Well before buying these cars, he notes, “I had been gathering up parts online and offline over the years. I decided to make the front clip as an early, thin-bumper Vega because I think it looks more attractive than the later ones.” Some of those pieces would go under the plasma cutter as part of the overall plan. The fenders were sectioned and stretched 3 inches and the quarters also sectioned and stretched 4 inches to accommodate the larger rubber at the back. The rocker boxes were removed and revised versions crafted from 1/8-inch strip steel with the outer boxes rolled from 0.040-sheet steel, while the entire firewall, cowl, airbox, and about 50 percent of the windshield posts were replaced with hand-fabricated pieces. With the additional 3 inches added to the fenders and the removal of the cowl, a fiberglass hood was ordered from Harwood Industries for modification. Bob had fiberglass wizard Frank Morawski at The Glass Shop in Bel Air, Maryland, stretch it 6 inches and also modify the front spoiler to a one-piece unit. The tailpanel was also fabricated from sheet stock and includes a custom tag box and Corvette C5 taillight hardware. And then there is the wing. It’s big with a presence of its own. It was fabricated at the shop from 5052 sheet aluminum featuring an adjustable wicker bill.
As the sheetmetal and fiberglass pieces were being massaged, Bob set out to create the frame, which started with some 4130 chromoly tubing. He is quick to point out that “this is an entire frame built by me at my shop. It is not a pieced-together back half/front half deal.” As the frame came together, hardware choices were made to support the mill that he was planning on dropping between the fenders. At the rear he had Ronnie Hash at Perry Hall Power Equipment in Middle River, Maryland, whip up a narrowed Ford 9-inch spool rear shod with 4.56:1 gears. Also included in the installation were a set of QA1 Proma Star adjustable shocks, Chassis Engineering sway bar, and a pair of Strange four-piston calipers and 11-inch rotors. Up front, the Vega would ride exclusively on Strange hardware, including spindles, adjustable Drag Race struts, four-piston calipers, and 11-inch rotors, while steering is actuated via a manual rack-and-pinion Pinto unit.

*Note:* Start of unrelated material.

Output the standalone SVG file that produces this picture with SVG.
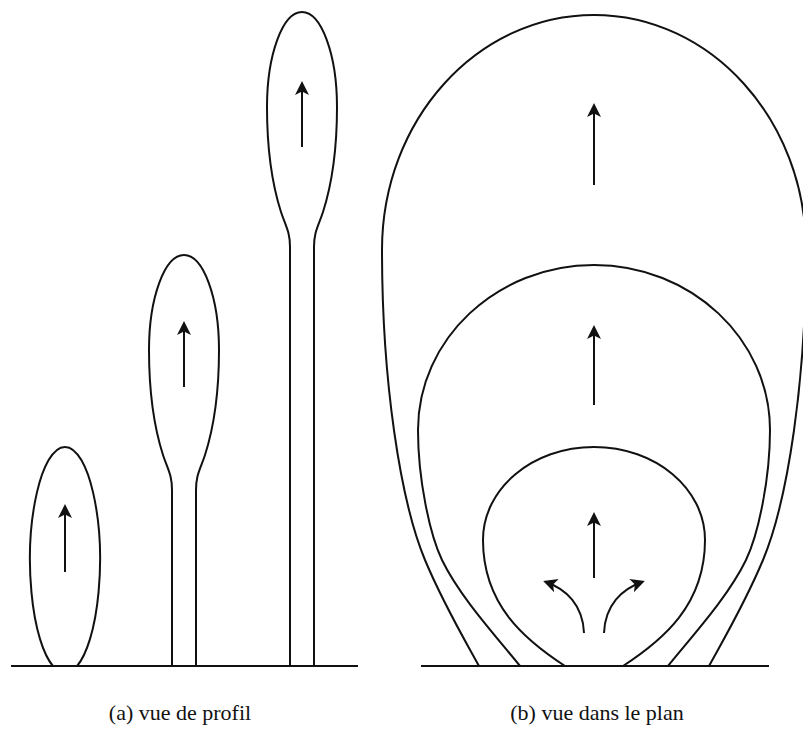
<svg xmlns="http://www.w3.org/2000/svg" width="803" height="740" viewBox="0 0 803 740">
<style>
.ln{fill:none;stroke:#111;stroke-width:2;stroke-linejoin:round}
.ar{fill:none;stroke:#111;stroke-width:2;marker-end:url(#ah)}
.lb{font-family:"Liberation Serif","DejaVu Serif",serif;font-size:22px;fill:#111;text-anchor:middle}
</style>
<defs>
<marker id="ah" markerUnits="userSpaceOnUse" viewBox="-12 -8 16 16" markerWidth="16" markerHeight="16" refX="0" refY="0" orient="auto">
<path d="M3,0 L-11,-7 L-7.5,0 L-11,7 Z" fill="#111"/>
</marker>
</defs>
<rect width="803" height="740" fill="#fff"/>
<g id="ground">
<path class="ln" d="M11,666 H358"/>
<path class="ln" d="M421,666 H769"/>
</g>
<g id="a-ellipse1">
<path class="ln" d="M52.9,666 A35,113 0 1 1 77.1,666"/>
</g>
<g id="a-bulb2">
<path class="ln" d="M172,666 L172,490 C172,475 168,470 163,455 C155,430 149,395 149,350 C149,297.5 164.7,255 184,255 C203.3,255 219,297.5 219,350 C219,395 213,430 205,455 C200,470 196,475 196,490 L196,666"/>
</g>
<g id="a-bulb3">
<path class="ln" d="M290,666 L290,247 C290,232 286,227 281,212 C273,187 267,152 267,107 C267,54.5 282.7,12 302,12 C321.3,12 337,54.5 337,107 C337,152 331,187 323,212 C318,227 314,232 314,247 L314,666"/>
</g>
<g id="b-outer">
<path class="ln" d="M479,666 C462,635 443,603 425,560 C400,500 382,380 382,250 C382,120 477,15 594,15 C711,15 806,120 806,250 C806,380 788,500 763,560 C745,603 726,635 709,666"/>
</g>
<g id="b-middle">
<path class="ln" d="M520,666 C495,635 460,597 442,560 C430,535 418,480 418,430 C418,339 497,265 594,265 C691,265 770,339 770,430 C770,480 758,535 746,560 C728,597 693,635 668,666"/>
</g>
<g id="b-inner">
<path class="ln" d="M565,666 C525,640 483,605 483,540 C483,488.6 532.4,447 594,447 C655.6,447 705,488.6 705,540 C705,605 663,640 623,666"/>
</g>
<g id="connectors">
<path class="ar" d="M65,572 V507"/>
<path class="ar" d="M184,387 V324"/>
<path class="ar" d="M302,147 V84"/>
<path class="ar" d="M594,185 V106"/>
<path class="ar" d="M594,405 V328"/>
<path class="ar" d="M594,578 V515"/>
<path class="ar" d="M584,633 C583,605 566,589 546,582"/>
<path class="ar" d="M604,633 C605,605 622,589 642,582"/>
</g>
<g id="labels">
<text class="lb" x="180" y="720">(a) vue de profil</text>
<text class="lb" x="597" y="720">(b) vue dans le plan</text>
</g>
</svg>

While the theme was small on the outside, under the hood Bob wanted to go with some big cubes, so he rang up JB’s Auto Machine in Baltimore for the machine and assembly work. The crew at JB’s started out with a GM block punched out to 565 cubic inches, which they packed with plenty of go-fast hardware. At the bottom end they installed an Eagle forged crank and a set of Eagle connecting rods mated to Mahle 11.0:1 forged pistons urged by a Lunati hydraulic roller bumpstick. On top they added a set of Dart Pro 345 aluminum heads topped off with an Edelbrock Victor Ram 2-R intake crowned with a pair of Holley Dominator 1,050-cfm carburetors. Spent gasses dump out via a set of in-house custom-fabbed 2 1/8-inch headers mated to Borla XR-1 Shorty collector mufflers. An ATI Superglide trans equipped with a 3,500-stall converter rounds out Bob’s drivetrain recipe.
Rolling stock was also a decision that was made early on as it impacted the needed dimensions of the body mods and frame fabrication. At all four corners, Bob chose to mount the Vega with Weld Racing Alumastar wheels: 15x4 up front and 15x15 at the rear. They are wrapped in Nexen SB802 165/80R15 tires at the front and Mickey Thompson ET Street skins measuring 33x18.50R15 at the back.
As the Vega shell and frame became one, it eventually needed to have the finish work done. Since Bob’s business is only set up to do fabrication, he regularly partners with other shops to tackle bodywork and paint. For this part of the build he hired Whirled of Color in Glen Burnie, Maryland, to do the finish work and lay down some color. This Vega was going to function as a rolling business card for his shop, so that color needed to have a strong presence with the car just standing still. That ultimate choice of visual bombardment came down to Mopar’s Viper Snakeskin Green Pearl.
As with the exterior, the interior would also depend heavily on the frame he crafted. Since there was virtually no carryover from the donor cars, much of the hardware installed was handcrafted at the shop to suit the existing space around the frame. Starting at the firewall, Bob added a handmade aluminum dashboard fitted with a full complement of AutoMeter Ultra-Lite gauges. Moving backward, with the huge rear M/T skins in place, seating was compromised down to a two-person affair, which was subsequently answered with the installation of a pair of Kirkey Pro-Street Drag seats and an ergonomically positioned Cheetah SCS shifter. The rest of the interior is finished off with the in-house fabbed tinwork that buttons everything up. When it came time to get things upholstered, two different shops were used for the stitchwork. Ben’s Auto Glass & Upholstery in Baltimore was responsible for covering the posts and the installation of a custom headliner, while Pat’s Upholstery in Essex, Maryland, took care of all the tweed work performed.
While Bob’s desire for a hopped-up Vega started during his teenage years, the culmination of that dream ended up taking 10 years of off-and-on build time as a result of running his business. When all the pieces were finally in place, it didn’t take long for the Vega to take its maiden voyage. Serving as a shakedown run on its first outing, Bob notes that his “first test drive was memorable. I did a 40-mile round trip with no tools or chase car and didn’t bust a single part! I was so happy that I did a half-hour happy dance.” On the horizon is an outing down the track. As business cards go, this Vega does the talking.